Thursday, May 6, 2010

free will & the Divine

In my personal opinion, true free will necessitates the Divine. If one's fate is not ultimately determined by chemical reactions in her/his brain it seems as if humans must possess a nonphysical component, such as a soul/spirit/mind etc.

Therefore, it appears that we must look beyond the physical to the spiritual for the source of this component of our beings.

I "know" from my experience that part of my being, a non-physical component, is not controlled by chemical reactions.

It seems it would be difficult for one to reconcile this belief with disbelief in the Divine.

So this is how I see it: The Divine results in soul/spirit/mind, which is the only way "you" could ultimately be in control of your destiny.

How could one contend that chemical reactions are not responsible for his/her destiny without a belief in a non-physical component of humans? And if one believes in that non-physical component how can the Divine be denied?


  1. One thing: how does this 'nonphysical component' confer free will any better than our natural selves? Wouldn't a soul, given to one at birth, be equally determining as a chemical/genetic makeup? If what you do is guided by this nonphysical component, are you free to change this nonphysical component? If you an change this nonphysical component, what are you changing it with? Is it changing itself? If you cannot change your soul, is it controlling you? Do you truly have free will?

  2. Very interesting question. In the context of the above post I was loosely using the term "free will" to mean the ability to transcend the restraints of mere physical reactions. My perception of reality leads me to believe that individuals' are not completely bound by the physical. Although a nonphysical component may operate under some constraints, there is at least the possibility that free will exists to some degree (admittedly, this would probably involve the nonphysical component having some form of autonomy). However, if you deny any non-physical component, all your choices, personality, etc are determined by the sum total of the chemical reactions in your brain.

  3. Free will seems pretty much screwed either way. If you believe in a soul, that controls you. If you don't, chemical processes do. I don't exactly deny a non-physical component, I merely believe it to be completely outside the realm of any testing.

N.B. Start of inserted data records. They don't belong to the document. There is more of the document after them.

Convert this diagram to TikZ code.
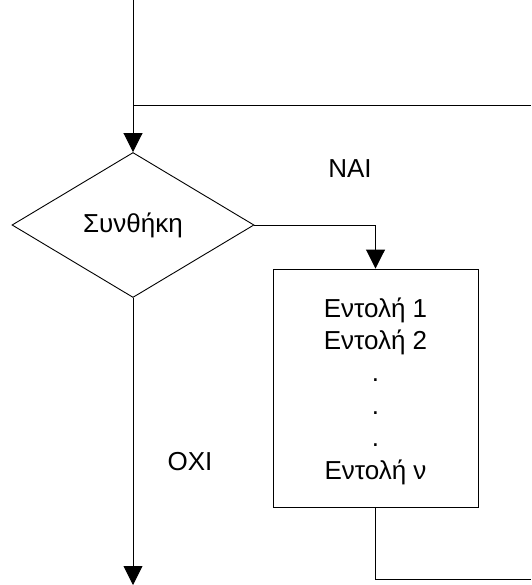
\documentclass[tikz,border=0pt]{standalone}
\usepackage{fontspec}
\setmainfont{Liberation Sans}
\usetikzlibrary{shapes.geometric,arrows.meta}
\begin{document}
\begin{tikzpicture}[x=1pt,y=-1pt,line width=0.9pt,
  txt/.style={font=\fontsize{26}{32.4}\selectfont,inner sep=0pt},
  flow/.style={-{Triangle[length=19pt,width=19pt]}},
  cond/.style={draw,diamond,minimum width=242pt,minimum height=145pt,aspect=1.67,inner sep=0pt},
  body/.style={draw,rectangle,minimum width=205pt,minimum height=238pt,inner sep=0pt}]
\useasboundingbox (0,0) rectangle (531,585);
\coordinate (entry) at (133,0);
\coordinate (join) at (133,105);
\coordinate (loopin) at (531,105);
\coordinate (loopout) at (531,579);
\coordinate (exit) at (133,585);
\node[cond,txt] (test) at (133,225) {Συνθήκη};
\node[body] (cmds) at (375.5,388) {};
\node[txt,align=center] (list) at (375.5,391) {Εντολή 1\\Εντολή 2\\.\\.\\.\\Εντολή ν};
\node[txt] (yes) at (350,169) {ΝΑΙ};
\node[txt] (no) at (190,462) {ΟΧΙ};
\draw[flow] (entry) -- (test.north);
\draw (join) -- (loopin);
\draw[flow] (test.east) -| (cmds.north);
\draw (cmds.south) |- (loopout);
\draw[flow] (test.south) -- (exit);
\end{tikzpicture}
\end{document}
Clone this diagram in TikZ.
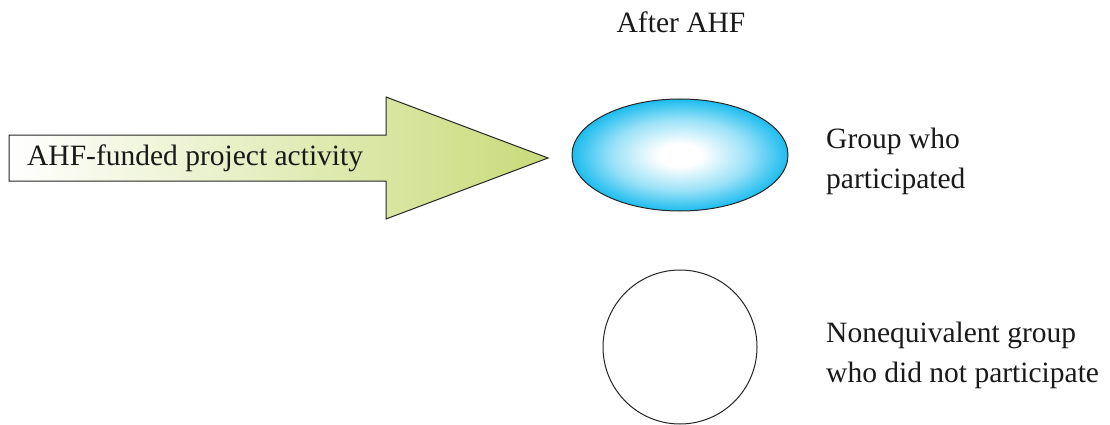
\documentclass[tikz,border=0pt]{standalone}
\usepackage{fontspec}
\setmainfont{Liberation Serif}
\usetikzlibrary{shapes.geometric}
\definecolor{arrowgreen}{HTML}{C8DB7A}
\definecolor{skycyan}{HTML}{00B4EC}
\pgfdeclareradialshading{glow}{\pgfpoint{0bp}{0bp}}{%
  color(0bp)=(white); color(5bp)=(white); color(16bp)=(skycyan!40!white);
  color(27bp)=(skycyan); color(50bp)=(skycyan)}
\tikzset{
  lbl/.style={font=\fontsize{29.5}{40}\selectfont, text=black!90, inner sep=0pt},
  outline/.style={draw=black!85, line width=1pt}
}
\begin{document}
\begin{tikzpicture}[x=1pt,y=-1pt]
\useasboundingbox (0,0) rectangle (1110,425);
% arrow
\path[outline, left color=white, right color=arrowgreen]
  (9,135) -- (386,135) -- (386,97) -- (548,158) -- (386,219) -- (386,181) -- (9,181) -- cycle;
\node[lbl, anchor=west] (act) at (27,158) {AHF-funded project activity};
% ellipse
\node[outline, ellipse, minimum width=216pt, minimum height=112pt, shading=glow] (grp) at (680,155) {};
% circle
\node[outline, circle, minimum size=154pt, fill=white] (ctrl) at (680,347) {};
% labels
\node[lbl] (after) at (681,22) {After AHF};
\node[lbl, anchor=west, align=left] (glbl) at (826,161) {Group who\\participated};
\node[lbl, anchor=west, align=left] (clbl) at (826,355) {Nonequivalent group\\who did not participate};
\end{tikzpicture}
\end{document}
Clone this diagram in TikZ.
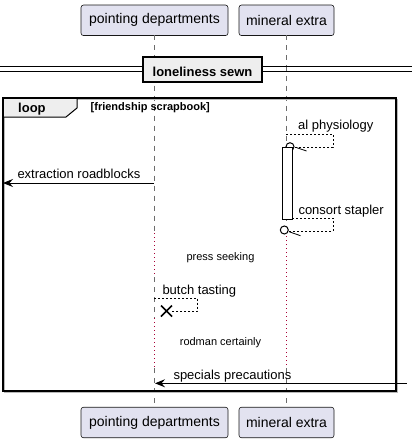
\documentclass[tikz,border=0pt]{standalone}
\usepackage{fontspec}
\setmainfont{Liberation Sans}
\usetikzlibrary{arrows.meta}
\definecolor{partfill}{HTML}{E2E2F0}
\definecolor{partline}{HTML}{181818}
\definecolor{delaycol}{HTML}{A80036}
\definecolor{tabfill}{HTML}{EEEEEE}
\tikzset{
  part/.style={draw=partline, line width=0.6, fill=partfill, rounded corners=2.5,
    minimum height=30.5, inner sep=0, font=\fontsize{14}{16}\selectfont},
  lifeline/.style={draw=gray!85!black, line width=0.8, dash pattern=on 5 off 5},
  delayline/.style={draw=delaycol, line width=1, dash pattern=on 1 off 3},
  msg/.style={draw=black, line width=0.9, -{Stealth[length=10,width=8,inset=3.5]}},
  selfmsg/.style={draw=black, line width=0.8, dash pattern=on 2 off 2},
  lbl/.style={anchor=base west, inner sep=0, font=\fontsize{13}{15}\selectfont},
  dlbl/.style={anchor=base, inner sep=0, font=\fontsize{11}{13}\selectfont},
}
\begin{document}
\begin{tikzpicture}[x=1pt,y=-1pt]
\useasboundingbox[fill=white] (0,0) rectangle (412,444);

% participants
\node[part, minimum width=147] (pdT) at (154.5,20.3) {pointing departments};
\node[part, minimum width=95] (meT) at (286.5,20.3) {mineral extra};
\node[part, minimum width=147] (pdB) at (154.5,422.5) {pointing departments};
\node[part, minimum width=95] (meB) at (286.5,422.5) {mineral extra};

% lifeline coordinates
\coordinate (pd0) at (154,35.5);
\coordinate (pd1) at (154,233);
\coordinate (pd2) at (154,277);
\coordinate (pd3) at (154,318);
\coordinate (pd4) at (154,368);
\coordinate (pd5) at (154,407);
\coordinate (me0) at (286,35.5);
\coordinate (me1) at (286,236);
\coordinate (me2) at (286,368);
\coordinate (me3) at (286,407);

\draw[lifeline] (pd0) -- (pd1);
\draw[delayline] (pd1) -- (pd2);
\draw[lifeline] (pd2) -- (pd3);
\draw[delayline] (pd3) -- (pd4);
\draw[lifeline] (pd4) -- (pd5);
\draw[lifeline] (me0) -- (286,226);
\draw[delayline] (me1) -- (me2);
\draw[lifeline] (me2) -- (me3);

% divider
\draw[line width=1] (0,66) -- (412,66) (0,71) -- (412,71);
\node[draw=black, line width=1.5, fill=tabfill, minimum width=119, minimum height=25,
  inner sep=0] (div) at (202.5,69.5) {};
\node[anchor=base, inner sep=0, font=\bfseries\fontsize{13}{15}\selectfont] (divt) at (202.5,76.5) {loneliness sewn};

% loop frame
\draw[gray!55, line width=1.5] (4.5,99.5) rectangle (397.5,392.5);
\draw[fill=tabfill, line width=1] (3,98) -- (77,98) -- (77,108) -- (66,117) -- (3,117) -- cycle;
\draw[line width=1.5] (3,98) rectangle (396,391);
\node[anchor=base west, inner sep=0, font=\bfseries\fontsize{13}{15}\selectfont] (looplbl) at (18,112) {loop};
\node[anchor=base west, inner sep=0, font=\bfseries\fontsize{11}{13}\selectfont] (guard) at (90.5,110.5) {[friendship scrapbook]};

% al physiology
\draw[selfmsg] (286,134) -- (333,134) -- (333,147) -- (294,147);
\draw[line width=1] (290,146.7) circle (4);
\draw[line width=0.8] (295.7,147.3) -- (306.5,151);
\node[lbl] (m1) at (298,129.5) {al physiology};

% activation bar
\draw[fill=white, line width=0.9] (282,147) rectangle (292,219);

% extraction roadblocks
\coordinate (xl) at (3,183);
\coordinate (xs) at (154,183);
\draw[msg] (xs) -- (xl);
\node[lbl] (m2) at (17.3,178.5) {extraction roadblocks};

% consort stapler
\draw[selfmsg] (292,218) -- (333,218) -- (333,231) -- (288.5,231);
\draw[line width=1] (284.3,230) circle (4);
\draw[line width=0.8] (289,231.7) -- (300.5,235.7);
\node[lbl] (m3) at (298.3,214) {consort stapler};

% delay 1
\node[dlbl] (d1) at (220.5,260) {press seeking};

% butch tasting
\draw[selfmsg] (154,298) -- (197.5,298) -- (197.5,311) -- (171,311);
\draw[line width=1.7] (161,305.5) -- (172,316.5) (161,316.5) -- (172,305.5);
\node[lbl] (m4) at (162.3,294.3) {butch tasting};

% delay 2
\node[dlbl] (d2) at (220.5,345) {rodman certainly};

% specials precautions
\coordinate (sr) at (406.5,383.3);
\coordinate (sl) at (155,383.3);
\draw[msg] (sr) -- (sl);
\node[lbl] (m5) at (173.3,379.3) {specials precautions};
\end{tikzpicture}
\end{document}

  4. The soul isn't some external force that controls you but rather the core of your being. In that context, I don't understand how free will wouldn't be possible. I agree, however, that the soul is outside the realm of testing.

  5. I guess the thing i am trying to say is that, if we have souls, they are really no different, in terms of their consequences on free will, than pure naturalism would be. Both are internal, and both control our actions; neither can be changed except by an outside force.

  6. "Both are internal, and both control our actions; neither can be changed except by an outside force."

    The soul could be autonomous (i.e. able to self rule). Pure naturalism leads to the underlying chemical reactions of the brain determining one's fate. Individual or collective chemical reactions are not autonomous in any way that would allow for free will. Therefore, only the existence of some non-physical component allows for the core of our beings to exert control over our destinies.

  7. "The soul could be autonomous (i.e. able to self rule)."

    Yeah, I get that. I suppose I simply have trouble comprehending it, and especially comprehending what GIVES the soul it's autonomy. My last attempt to explain it ended up with a soul, within a soul, within a soul...and so on. I pretty soon gave up on that.